Internal pricing of reinsurance - it is big and it is clever

United Kingdom

Financial institutions are currently under intense scrutiny regarding perceived shifting of profits to low-tax jurisdictions, and nowhere is this more apparent than for captive insurance companies. Cross-border transactions which have long been a fundamental component of tax-efficient operational structures are in the spotlight, although tax authorities are often struggling to understand the highly complicated process of attributing actuarial and commercial values to internal reinsurance contracts, key elements to the transfer pricing process of determining internal prices between group companies. Despite the complexities, the sheer volume of cashflow under internal treaties and the potential for tax grab via relatively minor adjustments means that we are seeing a significant increase in aggressive tax audits.

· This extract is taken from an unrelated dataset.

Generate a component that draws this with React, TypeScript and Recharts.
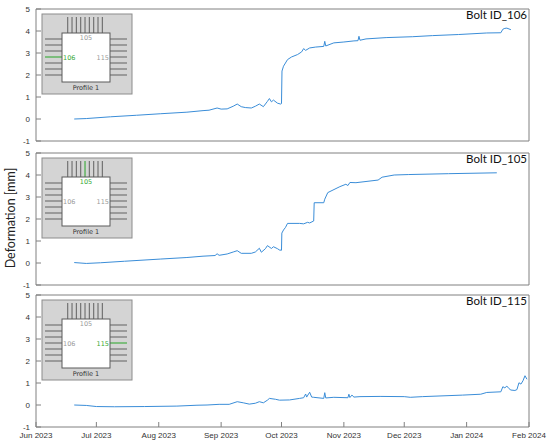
import { Line, LineChart, XAxis, YAxis } from 'recharts';

const monthStarts = [
  '2023-06-01', '2023-07-01', '2023-08-01', '2023-09-01', '2023-10-01',
  '2023-11-01', '2023-12-01', '2024-01-01', '2024-02-01',
];
const monthLabels = [
  'Jun 2023', 'Jul 2023', 'Aug 2023', 'Sep 2023', 'Oct 2023',
  'Nov 2023', 'Dec 2023', 'Jan 2024', 'Feb 2024',
];
const yTicks = [-1, 0, 1, 2, 3, 4, 5];

// Bolt ID_106
const dates106 = [
  '2023-06-20', '2023-06-26', '2023-07-08', '2023-07-21', '2023-08-02', '2023-08-15',
  '2023-08-23', '2023-08-26', '2023-08-30', '2023-09-01', '2023-09-04', '2023-09-07',
  '2023-09-09', '2023-09-11', '2023-09-13', '2023-09-16', '2023-09-18', '2023-09-20',
  '2023-09-22', '2023-09-24', '2023-09-25', '2023-09-26', '2023-09-27', '2023-09-29',
  '2023-09-30 12', '2023-10-01 00', '2023-10-01 06', '2023-10-02', '2023-10-04', '2023-10-06',
  '2023-10-09', '2023-10-11', '2023-10-12', '2023-10-13', '2023-10-15', '2023-10-18',
  '2023-10-22', '2023-10-22 12', '2023-10-23', '2023-10-27', '2023-11-01', '2023-11-06',
  '2023-11-08', '2023-11-08 12', '2023-11-09', '2023-11-12', '2023-11-22', '2023-12-05',
  '2023-12-15', '2023-12-28', '2024-01-11', '2024-01-18', '2024-01-19', '2024-01-20',
  '2024-01-21', '2024-01-23',
];
const def106 = [
  0.0, 0.02, 0.1, 0.17, 0.24, 0.31,
  0.38, 0.4, 0.5, 0.45, 0.46, 0.58,
  0.68, 0.56, 0.52, 0.5, 0.58, 0.68,
  0.56, 0.8, 0.93, 0.78, 0.86, 0.72,
  0.68, 0.7, 2.18, 2.4, 2.7, 2.82,
  2.93, 3.05, 3.2, 3.12, 3.23, 3.27,
  3.3, 3.53, 3.32, 3.46, 3.5, 3.55,
  3.56, 3.76, 3.58, 3.64, 3.7, 3.74,
  3.79, 3.84, 3.91, 3.92, 4.08, 4.12,
  4.13, 4.06,
];

// Bolt ID_105
const dates105 = [
  '2023-06-20', '2023-06-26', '2023-07-03', '2023-07-15', '2023-08-02', '2023-08-15',
  '2023-08-23', '2023-08-29', '2023-08-30', '2023-08-31', '2023-09-04', '2023-09-07',
  '2023-09-09', '2023-09-11', '2023-09-16', '2023-09-18', '2023-09-20', '2023-09-21',
  '2023-09-23', '2023-09-24', '2023-09-26', '2023-09-27', '2023-09-29', '2023-09-30',
  '2023-10-01 00', '2023-10-01 04', '2023-10-02', '2023-10-03', '2023-10-04', '2023-10-10',
  '2023-10-12', '2023-10-14', '2023-10-15', '2023-10-17 00', '2023-10-17 06', '2023-10-22',
  '2023-10-22 12', '2023-10-23', '2023-10-24', '2023-10-30', '2023-11-02', '2023-11-03',
  '2023-11-04', '2023-11-07', '2023-11-18', '2023-11-20', '2023-11-26', '2023-12-03',
  '2023-12-23', '2024-01-16',
];
const def105 = [
  0.02, -0.02, 0.01, 0.08, 0.18, 0.25,
  0.31, 0.34, 0.42, 0.35, 0.41, 0.5,
  0.56, 0.44, 0.44, 0.5, 0.67, 0.49,
  0.65, 0.79, 0.66, 0.74, 0.65, 0.59,
  0.58, 1.36, 1.5, 1.62, 1.8, 1.8,
  1.78, 1.85, 1.82, 1.91, 2.74, 2.74,
  2.9, 3.0, 3.2, 3.47, 3.58, 3.52,
  3.66, 3.65, 3.77, 3.9, 4.0, 4.02,
  4.06, 4.1,
];

// Bolt ID_115
const dates115 = [
  '2023-06-20', '2023-06-26', '2023-07-01', '2023-07-10', '2023-07-25', '2023-08-10',
  '2023-08-20', '2023-08-25', '2023-08-31', '2023-09-05', '2023-09-09', '2023-09-12',
  '2023-09-15', '2023-09-18', '2023-09-20', '2023-09-22', '2023-09-24', '2023-09-25',
  '2023-09-28', '2023-09-30', '2023-10-05', '2023-10-10', '2023-10-12', '2023-10-13',
  '2023-10-13 12', '2023-10-15', '2023-10-16', '2023-10-17', '2023-10-22', '2023-10-22 12',
  '2023-10-23', '2023-10-27', '2023-11-03', '2023-11-03 12', '2023-11-04', '2023-11-05',
  '2023-11-06', '2023-11-09', '2023-11-19', '2023-12-01', '2023-12-04', '2023-12-10',
  '2023-12-30', '2024-01-08', '2024-01-11', '2024-01-18', '2024-01-19', '2024-01-20',
  '2024-01-21', '2024-01-22', '2024-01-23', '2024-01-25', '2024-01-26', '2024-01-27',
  '2024-01-28', '2024-01-29', '2024-01-30', '2024-01-31',
];
const def115 = [
  0.0, -0.02, -0.07, -0.08, -0.07, -0.05,
  -0.01, 0.0, 0.03, 0.03, 0.15, 0.1,
  0.04, 0.08, 0.15, 0.1, 0.22, 0.3,
  0.26, 0.22, 0.23, 0.3, 0.33, 0.5,
  0.36, 0.58, 0.36, 0.35, 0.3, 0.56,
  0.32, 0.35, 0.33, 0.49, 0.34, 0.45,
  0.36, 0.38, 0.39, 0.38, 0.35, 0.38,
  0.45, 0.49, 0.57, 0.6, 0.83, 0.78,
  0.86, 0.75, 0.68, 0.66, 0.7, 1.01,
  0.95, 1.1, 1.33, 1.17,
];

const toTime = (s: string) =>
  Date.UTC(+s.slice(0, 4), +s.slice(5, 7) - 1, +s.slice(8, 10), s.length > 10 ? +s.slice(11, 13) : 0);

const xTicks = monthStarts.map(toTime);
const xDomain: [number, number] = [xTicks[0], xTicks[xTicks.length - 1]];

const AXIS = '#808080';
const TEXT = '#333333';
const LINE = '#3a8dd8';
const GREEN = '#36a936';
const PLOT_H = 132;
const tickFont = { fill: TEXT, fontSize: 8, fontFamily: 'Liberation Sans, Arial, sans-serif' };

type Side = 'left' | 'top' | 'right';

function Panel({ top, dates, values, last }: { top: number; dates: string[]; values: number[]; last?: boolean }) {
  const rows = dates.map((d, i) => ({ t: toTime(d), v: values[i] }));
  // axes need at least 1px of size or recharts skips drawing them
  const bottomH = last ? 17 : 1;
  const bottomPad = last ? 0 : 4;
  return (
    <div style={{ position: 'absolute', left: 0, top: top - 6 }}>
      <LineChart
        width={550}
        height={6 + PLOT_H + bottomH + bottomPad}
        data={rows}
        margin={{ top: 5, right: 20, bottom: bottomPad, left: 0 }}
      >
        <XAxis
          type="number"
          dataKey="t"
          domain={xDomain}
          ticks={xTicks}
          interval={0}
          allowDataOverflow
          height={bottomH}
          stroke={AXIS}
          tickSize={-5}
          tickMargin={10}
          tick={last ? tickFont : false}
          tickFormatter={(v: number) => monthLabels[xTicks.indexOf(v)] ?? ''}
        />
        <XAxis
          xAxisId="top"
          orientation="top"
          type="number"
          dataKey="t"
          domain={xDomain}
          ticks={xTicks}
          interval={0}
          allowDataOverflow
          height={1}
          stroke={AXIS}
          tickSize={-5}
          tick={false}
        />
        <YAxis
          type="number"
          domain={[-1, 5]}
          ticks={yTicks}
          interval={0}
          allowDataOverflow
          width={36}
          stroke={AXIS}
          tickSize={-5}
          tickMargin={11}
          tick={tickFont}
        />
        <YAxis
          yAxisId="right"
          orientation="right"
          type="number"
          domain={[-1, 5]}
          ticks={yTicks}
          interval={0}
          allowDataOverflow
          width={1}
          stroke={AXIS}
          tickSize={-5}
          tick={false}
        />
        <Line
          type="linear"
          dataKey="v"
          stroke={LINE}
          strokeWidth={1}
          dot={false}
          isAnimationActive={false}
        />
        {/* invisible copy so the top and right frame axes get a scale */}
        <Line
          xAxisId="top"
          yAxisId="right"
          type="linear"
          dataKey="v"
          stroke="none"
          dot={false}
          activeDot={false}
          legendType="none"
          isAnimationActive={false}
        />
      </LineChart>
    </div>
  );
}

function Inset({ top, active }: { top: number; active: Side }) {
  const bx = 42;
  const by = top + 5;
  const topLines = Array.from({ length: 9 }, (_, i) => bx + 25.7 + i * 4.33);
  const sideLines = Array.from({ length: 7 }, (_, i) => by + 25 + i * 6);
  const font = { fontFamily: 'DejaVu Sans, sans-serif', fontSize: 6.5 };
  return (
    <g>
      <rect x={bx} y={by} width={90} height={80} fill="#d4d4d4" stroke="#8c8c8c" />
      {topLines.map((x, i) => (
        <line key={`t${i}`} x1={x} x2={x} y1={by + 3} y2={by + 19}
          stroke={active === 'top' && i === 4 ? GREEN : '#6a6a6a'} strokeWidth={1.1} />
      ))}
      {sideLines.map((y, i) => (
        <line key={`l${i}`} x1={bx + 3} x2={bx + 20} y1={y} y2={y}
          stroke={active === 'left' && i === 3 ? GREEN : '#6a6a6a'} strokeWidth={1.1} />
      ))}
      {sideLines.map((y, i) => (
        <line key={`r${i}`} x1={bx + 68} x2={bx + 85} y1={y} y2={y}
          stroke={active === 'right' && i === 3 ? GREEN : '#6a6a6a'} strokeWidth={1.1} />
      ))}
      <rect x={bx + 20} y={by + 19} width={48} height={49} fill="#ffffff" stroke="#5a5a5a" />
      <text x={bx + 44} y={by + 26} textAnchor="middle" fill={active === 'top' ? GREEN : '#9a9a9a'} {...font}>105</text>
      <text x={bx + 21} y={by + 46} textAnchor="start" fill={active === 'left' ? GREEN : '#9a9a9a'} {...font}>106</text>
      <text x={bx + 67} y={by + 46} textAnchor="end" fill={active === 'right' ? GREEN : '#9a9a9a'} {...font}>115</text>
      <text x={bx + 44} y={by + 76} textAnchor="middle" fill="#333" {...font}>Profile 1</text>
    </g>
  );
}

const panelTops = [9, 153, 295];
const titles = ['Bolt ID_106', 'Bolt ID_105', 'Bolt ID_115'];
const insetSides: Side[] = ['left', 'top', 'right'];

export default function App() {
  return (
    <div style={{ position: 'absolute', left: 0, top: 0, width: 550, height: 445, background: '#fff' }}>
      <Panel top={panelTops[0]} dates={dates106} values={def106} />
      <Panel top={panelTops[1]} dates={dates105} values={def105} />
      <Panel top={panelTops[2]} dates={dates115} values={def115} last />
      <svg width={550} height={445} style={{ position: 'absolute', left: 0, top: 0, pointerEvents: 'none' }}>
        {panelTops.map((t, i) => (
          <g key={i}>
            <Inset top={t} active={insetSides[i]} />
            <text x={527} y={t + 10} textAnchor="end" fill="#111" fontFamily="Lato, sans-serif" fontSize={11.5}>
              {titles[i]}
            </text>
          </g>
        ))}
        <text
          x={0}
          y={0}
          transform="translate(15 218) rotate(-90)"
          textAnchor="middle"
          fill="#222"
          fontFamily="Lato, sans-serif"
          fontSize={12.5}
        >
          Deformation [mm]
        </text>
      </svg>
    </div>
  );
}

Recent government and public outrage over what are branded ‘immorally’ low payments of corporation tax by multinationals is having a considerable effect on how groups structure and price their internal business relationships. The ‘Action Plan on Base Erosion and Profit Shifting’ report (‘BEPS’), published by the OECD in July 2013, now comes with unequivocal G20 endorsement, and a 15 point shopping list which promises to address concerns over the transparency of global tax arrangements, with recommendations for a coordinated multilateral approach to international taxation standards arriving by the end of 2015. The position is exacerbated with increasing adoption of tax ‘blacklists’ by various jurisdictions, most recently France, where transactions with ‘non-cooperative’ jurisdictions are subject to potentially onerous controls in transfer pricing and withholding tax, combined with severe penalties for non-compliance. Of particular note here is that these ‘tax-haven’ lists often include Bermuda, Jersey and the British Virgin Islands, traditional long-term homes for the insurance industry.

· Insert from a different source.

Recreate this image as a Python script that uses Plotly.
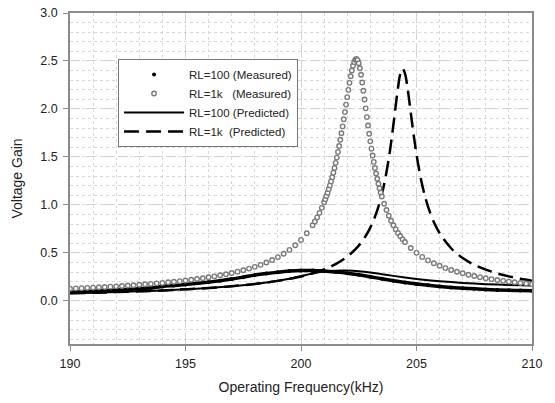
import plotly.graph_objects as go

# ---------------- data ----------------
# RL=1k measured (open gray circles)
f_1k_meas = [190.0, 190.25, 190.5, 190.75, 191.0, 191.25, 191.5, 191.75, 192.0, 192.25,
             192.5, 192.75, 193.0, 193.25, 193.5, 193.75, 194.0, 194.25, 194.5, 194.75,
             195.0, 195.25, 195.5, 195.75, 196.0, 196.25, 196.5, 196.75, 197.0, 197.25,
             197.5, 197.75, 198.0, 198.25, 198.5, 198.75, 199.0, 199.25, 199.5, 199.75,
             200.0, 200.25, 200.5, 200.6, 200.7, 200.8, 200.9, 201.0, 201.05, 201.1,
             201.15, 201.2, 201.25, 201.3, 201.35, 201.4, 201.45, 201.5, 201.55, 201.6,
             201.65, 201.7, 201.75, 201.8, 201.85, 201.9, 201.95, 202.0, 202.05, 202.1,
             202.15, 202.2, 202.25, 202.3, 202.35, 202.4, 202.45, 202.5, 202.55, 202.6,
             202.65, 202.7, 202.75, 202.8, 202.85, 202.9, 202.95, 203.0, 203.05, 203.1,
             203.15, 203.2, 203.25, 203.3, 203.35, 203.4, 203.45, 203.5, 203.6, 203.7,
             203.8, 203.9, 204.0, 204.1, 204.2, 204.3, 204.4, 204.5, 204.75, 205.0,
             205.25, 205.5, 205.75, 206.0, 206.25, 206.5, 206.75, 207.0, 207.25, 207.5,
             207.75, 208.0, 208.25, 208.5, 208.75, 209.0, 209.25, 209.5, 209.75, 210.0]
g_1k_meas = [0.127, 0.130, 0.132, 0.135, 0.138, 0.141, 0.144, 0.148, 0.151, 0.155,
             0.159, 0.163, 0.167, 0.172, 0.177, 0.182, 0.187, 0.193, 0.199, 0.205,
             0.212, 0.219, 0.227, 0.236, 0.245, 0.255, 0.266, 0.277, 0.290, 0.304,
             0.319, 0.336, 0.354, 0.375, 0.399, 0.425, 0.456, 0.491, 0.531, 0.579,
             0.635, 0.704, 0.788, 0.827, 0.870, 0.917, 0.969, 1.027, 1.059, 1.092,
             1.127, 1.164, 1.203, 1.245, 1.289, 1.336, 1.385, 1.438, 1.493, 1.552,
             1.613, 1.679, 1.747, 1.818, 1.892, 1.967, 2.045, 2.123, 2.199, 2.272,
             2.340, 2.400, 2.450, 2.488, 2.512, 2.520, 2.509, 2.476, 2.424, 2.356,
             2.276, 2.189, 2.098, 2.006, 1.915, 1.827, 1.742, 1.662, 1.586, 1.514,
             1.448, 1.385, 1.327, 1.272, 1.221, 1.174, 1.129, 1.088, 1.012, 0.946,
             0.887, 0.834, 0.788, 0.745, 0.707, 0.673, 0.641, 0.613, 0.551, 0.500,
             0.458, 0.422, 0.391, 0.365, 0.341, 0.321, 0.303, 0.287, 0.272, 0.259,
             0.247, 0.236, 0.226, 0.217, 0.208, 0.200, 0.193, 0.186, 0.180, 0.174]

# RL=1k predicted (dashed)
f_1k_pred = [190, 191, 192, 193, 194, 195, 196, 197, 198, 198.5, 199, 199.5, 200, 200.5,
             201, 201.5, 202, 202.5, 202.8, 203.0, 203.2, 203.4, 203.6, 203.8, 203.9,
             204.0, 204.1, 204.2, 204.3, 204.4, 204.5, 204.6, 204.7, 204.8, 204.9,
             205.0, 205.2, 205.4, 205.6, 205.8, 206.0, 206.5, 207, 207.5, 208, 208.5,
             209, 209.5, 210]
g_1k_pred = [0.078, 0.084, 0.091, 0.099, 0.108, 0.120, 0.134, 0.152, 0.175, 0.190,
             0.208, 0.229, 0.254, 0.287, 0.328, 0.383, 0.460, 0.575, 0.676, 0.763,
             0.875, 1.021, 1.216, 1.483, 1.649, 1.835, 2.034, 2.223, 2.366, 2.420,
             2.371, 2.239, 2.061, 1.871, 1.690, 1.527, 1.260, 1.061, 0.911, 0.796,
             0.706, 0.548, 0.446, 0.376, 0.325, 0.286, 0.255, 0.230, 0.210]

# RL=100 measured (black dots)
f_100_meas = [190, 190.5, 191, 191.5, 192, 192.5, 193, 193.5, 194, 194.5, 195, 195.5,
              196, 196.5, 197, 197.5, 198, 198.5, 199, 199.5, 200, 200.5, 201, 201.5,
              202, 202.5, 203, 203.5, 204, 204.5, 205, 205.5, 206, 206.5, 207, 207.5,
              208, 208.5, 209, 209.5, 210]
g_100_meas = [0.090, 0.095, 0.100, 0.106, 0.112, 0.119, 0.126, 0.134, 0.150, 0.160,
              0.170, 0.182, 0.195, 0.210, 0.227, 0.247, 0.268, 0.285, 0.299, 0.310,
              0.316, 0.316, 0.310, 0.300, 0.288, 0.271, 0.250, 0.230, 0.210, 0.190,
              0.175, 0.162, 0.150, 0.140, 0.132, 0.125, 0.119, 0.114, 0.110, 0.107,
              0.104]

# RL=100 predicted (solid)
f_100_pred = [190, 191, 192, 193, 194, 195, 196, 197, 198, 198.5, 199, 199.5, 200, 200.5,
              201, 201.5, 202, 202.5, 203, 203.5, 204, 204.5, 205, 205.5, 206, 206.5,
              207, 207.5, 208, 208.5, 209, 209.5, 210]
g_100_pred = [0.078, 0.084, 0.091, 0.099, 0.108, 0.120, 0.134, 0.152, 0.176, 0.191,
              0.209, 0.231, 0.257, 0.285, 0.305, 0.314, 0.315, 0.308, 0.295, 0.278,
              0.260, 0.243, 0.228, 0.215, 0.204, 0.195, 0.187, 0.180, 0.174, 0.169,
              0.165, 0.162, 0.160]

legend_names = ["RL=100 (Measured)", "RL=1k\u00a0\u00a0\u00a0(Measured)",
                "RL=100 (Predicted)", "RL=1k\u00a0\u00a0(Predicted)"]
x_ticks = [190, 195, 200, 205, 210]
y_ticks = [0.0, 0.5, 1.0, 1.5, 2.0, 2.5, 3.0]

# ---------------- figure ----------------
FONT = "Arial, 'Liberation Sans', sans-serif"
fig = go.Figure()

# measured RL=100 body (thick band of dense dots)
fig.add_trace(go.Scatter(x=f_100_meas, y=g_100_meas, mode="lines",
                         line=dict(color="black", width=3.5, shape="spline"),
                         showlegend=False, hoverinfo="skip"))
fig.add_trace(go.Scatter(x=f_100_meas, y=g_100_meas, mode="markers", name=legend_names[0],
                         marker=dict(color="black", size=4, symbol="circle")))
fig.add_trace(go.Scatter(x=f_100_pred, y=g_100_pred, mode="lines", name=legend_names[2],
                         line=dict(color="black", width=2, shape="spline")))
fig.add_trace(go.Scatter(x=f_1k_pred, y=g_1k_pred, mode="lines", name=legend_names[3],
                         line=dict(color="black", width=2.5, dash="15px,7px", shape="spline")))
fig.add_trace(go.Scatter(x=f_1k_meas, y=g_1k_meas, mode="markers", name=legend_names[1],
                         marker=dict(color="white", size=4.5, symbol="circle",
                                     line=dict(color="#7a7a7a", width=1.4))))

grid_major = "#d2d2d2"
grid_minor = "#d8d8d8"
fig.update_xaxes(range=[190, 210], tickvals=x_ticks, ticktext=[str(v) for v in x_ticks],
                 automargin=False,
                 showline=True, linecolor="#8c8c8c", linewidth=1.5, mirror=True,
                 ticks="outside", ticklen=5, tickcolor="#8c8c8c", tickwidth=1,
                 ticklabelstandoff=2,
                 showgrid=True, gridcolor=grid_major, gridwidth=1.2, griddash="10px,6px",
                 minor=dict(dtick=1, tick0=190, showgrid=True, gridcolor=grid_minor,
                            griddash="dot", gridwidth=1),
                 zeroline=False,
                 title=dict(text="Operating Frequency(kHz)", font=dict(size=14, color="#222"),
                            standoff=12),
                 tickfont=dict(size=12.5, color="#222"))
fig.update_yaxes(range=[-0.45, 3.0], tickvals=y_ticks, ticktext=[f"{v:.1f}" for v in y_ticks],
                 automargin=False,
                 showline=True, linecolor="#8c8c8c", linewidth=1.5, mirror=True,
                 ticks="outside", ticklen=5, tickcolor="#8c8c8c", tickwidth=1,
                 ticklabelstandoff=3,
                 showgrid=True, gridcolor=grid_major, gridwidth=1.2, griddash="10px,6px",
                 minor=dict(dtick=0.1, tick0=0, showgrid=True, gridcolor=grid_minor,
                            griddash="dot", gridwidth=1),
                 zeroline=False,
                 title=dict(text="Voltage Gain", font=dict(size=14, color="#222"), standoff=14),
                 tickfont=dict(size=12.5, color="#222"))

fig.update_layout(
    width=555, height=403,
    margin=dict(l=70, r=23, t=13, b=59),
    paper_bgcolor="white", plot_bgcolor="white",
    font=dict(family=FONT, size=12, color="#222"),
    legend=dict(x=0.104, y=0.861, xanchor="left", yanchor="top",
                bgcolor="white", bordercolor="#777", borderwidth=1,
                itemwidth=60, tracegroupgap=0, traceorder="normal",
                font=dict(size=11.5, color="#222")),
)

# legend order: measured 100, measured 1k, predicted 100, predicted 1k
fig.data[1].legendrank = 1
fig.data[4].legendrank = 2
fig.data[2].legendrank = 3
fig.data[3].legendrank = 4

fig.write_html("out.html")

So what of captive insurers? There was concern in industry circles when the first iteration of the BEPS analysis, issued in early 2013, specifically held up captive insurance activity as a ‘key pressure area’ in relation to tax avoidance, lumping internal reinsurance contracts with aggressive tax-driven hybrid financial and debt instruments. However the concept of ‘artificiality’ is the crux here: location of business activity is key to profit allocation, and the primary issue addressed in the BEPs analysis is preventing the shift of profits to legal entities in locations where in reality there is little or no material business activity. Given both the tangible substance of insurance captives and the proactive commercial role that they play both for related parties and in the wider market as a whole, to consider that captive reinsurance transactions involving, say, Bermuda represent prima facie tax avoidance structures is simply not realistic.

What is clear from the ongoing BEPS work is that related party financial transactions will inevitably come under the microscope, and the quantum of business carried out by captives is making them an obvious target for transfer pricing audits. It is also apparent that the technical approach needed to price internal reinsurance treaties is far from simple, and this is all the more important given the generally widespread application of standardised internal treaties used across multiple jurisdictions. Simply lifting terms, conditions and pricing from external 3rd party reinsurance contracts and applying these verbatim for internal purposes will no longer suffice: in practice the variations in relative financial standings of the counterparties to a reinsurance transaction mean that traditional transfer pricing methods such as testing quota shares and commissions against an apparently identical 3rd party comparable uncontrolled price are often inappropriate. Now more than ever insurers need to review and if necessary change the terms and conditions of internal treaties to meet current transfer pricing standards before the almost inevitable knock of the tax inspector.